«Если бы в качестве феодалов, получателей церковной феодальной ренты, выступали те самые круги духовенства, которые непосредственно идейно воздействовали на массы, церковь потеряла бы свое влияние. […] Но сельские священники, которые, по преимуществу, обращались с проповедями к народу, не вкушали ничего от этой привольной жизни. […] Таким образом, благодаря этому резкому расслоению духовенства, церковь могла быть, с одной стороны, феодалом, пожинавшим плоды забитости крестьянства, а с другой стороны — его интимным другом, „соучастником“ и чуть ли не „зачинщиком“ его негодования против феодализма».[237]
Вместе с тем, такое положение сельского священника неизбежно порождало риск его перехода «на сторону народа», против, так сказать, «номенклатуры» — как церковной, так и мирской:
«В моменты наибольшего напора этого недовольства этот напор, как неудержимый прилив, отчасти поднимал вместе с собой и нижний пласт духовенства, искренне переходившего на сторону народа, — свидетельство огромной упругости, эластичности церкви, что и давало ей возможность никогда не отрываться от масс. Но, сохранив доверие масс, церковь использовала его лишь для того, чтобы, в конце концов, свести на нет их напор.

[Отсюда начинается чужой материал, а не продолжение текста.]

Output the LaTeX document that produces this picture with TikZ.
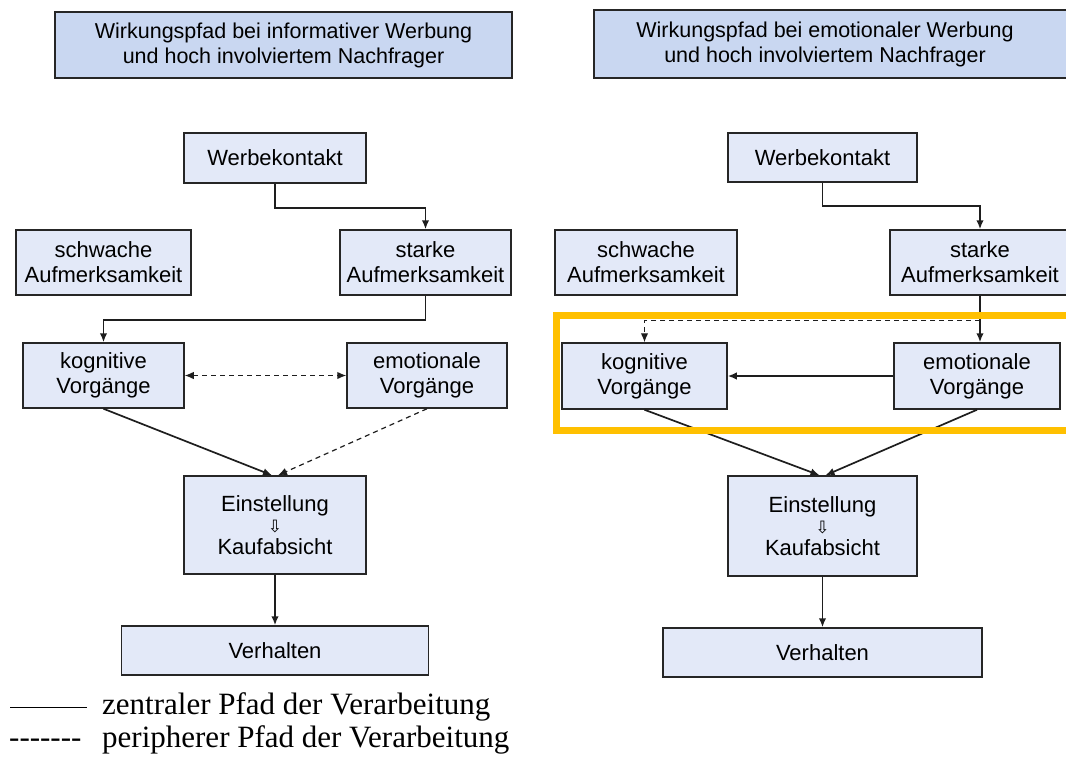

Бесчисленные кадры той же „плебейской части“ духовенства кропотливой будничной работой восстанавливали в сознании масс тормоз, пресекавший революционную борьбу с феодализмом».[238]
На эту способность церкви «не отрываться от масс», во многом не утраченную и в XX веке, обращал внимание А. Грамши:
«Сила религий, и в особенности сила католической церкви, состояла и состоит в том, что они остро чувствуют необходимость объединения всей „религиозной“ массы на основе единого учения и стремятся не дать интеллектуально более высоким слоям оторваться от слоев низших. Римская церковь всегда настойчивее всех боролась против „официального“ образования двух религий: религии „интеллигенции“ и религии „простых душ“».[239]
Подводя итоги своему анализу механизма убеждения, который использовала церковь, Поршнев пишет:
«Таков основной механизм, который делал религию материальной общественной силой, с помощью которого она усыпляла классовую борьбу и превращала волю к борьбе в согласие терпеть. Таков способ, с помощью которого она сплела в один клубок думы и чаяния народа о справедливом строе и расправе над угнетателями с угрозой страшных мук за неповиновение, густо переплетя и как бы сцементировав это противоречивое соединение огромным количеством архаических басен и мифов, ритуалов и культур».[240]
Расшатывание духовной монополии
Это была подлинная «идеологическая борьба». Отбросить мысль, по словам Поршнева, можно только мыслью. Он отмечает, что церкви никогда не удавалось установить абсолютную монополию на духовную жизнь, а значит, всегда сохранялись известные плацдармы для новых и новых покушений на нее:
«Вера в „ум“ неискоренимо жила в крестьянской массе. […] При всей непоколебимой вере крестьянина в правильность письменного слова („писания“), правильность означала для него и соответствие с действительностью, то есть реалистичность представлений, а также и справедливость, правду, право. Таким образом, в гуще средневекового крестьянства таились некоторые идейные потенции, могущие превратиться в антитезу слепому авторитету христианского вероучения».[241]
Наиболее распространенными были два направления покушения на монополию: апелляция к «старине» и ереси. О первой Поршнев пишет:
«Гигантскую подрывную силу скрывали в себе и попытки крестьянского сознания вырваться из христианского плена путем апелляции к „старине“. Авторитет „исконности“, „древности“ был для крестьянина не менее могуч, чем авторитет „ума“. […] Сколько ни клеймила церковь все, предшествовавшее христианству, как античное и варварское, как „языческое“, его пережитки и смутные воспоминания тайно будили доверие к себе в крестьянском мозгу — именно благодаря своей „извечности“, „исконности“. Привлекало доверие и предание о первоначальном, „чистом“ христианстве».[242]
Все эти попытки прорыва монополии ослабляли тормоз, с помощью которого церковь держала крестьянство в повиновении:
«Цепляясь за все это, крестьянское сознание „упиралось“, не давало легко тащить себя на поводу христианских канонов. Все это не могло развиться в самостоятельную идеологию, но постоянно порождало отдельные сомнения, отклонения, и духовенство ясно ощущало большее или меньшее идейное сопротивление „паствы“. И уже такое неясное сопротивление подчас ослабляло тот тормоз, который религия накладывала на стихийную тягу крестьянства к борьбе с окружающей действительностью».[243]
Вторым важнейшим направлением расшатывания идеологической монополии церкви были ереси:
«Итак, сознание народных масс неустанно искало возможности, основания, чтобы сбросить тот тормоз, который религия накладывала на тягу к борьбе, порождаемую в этих массах их экономическим положением.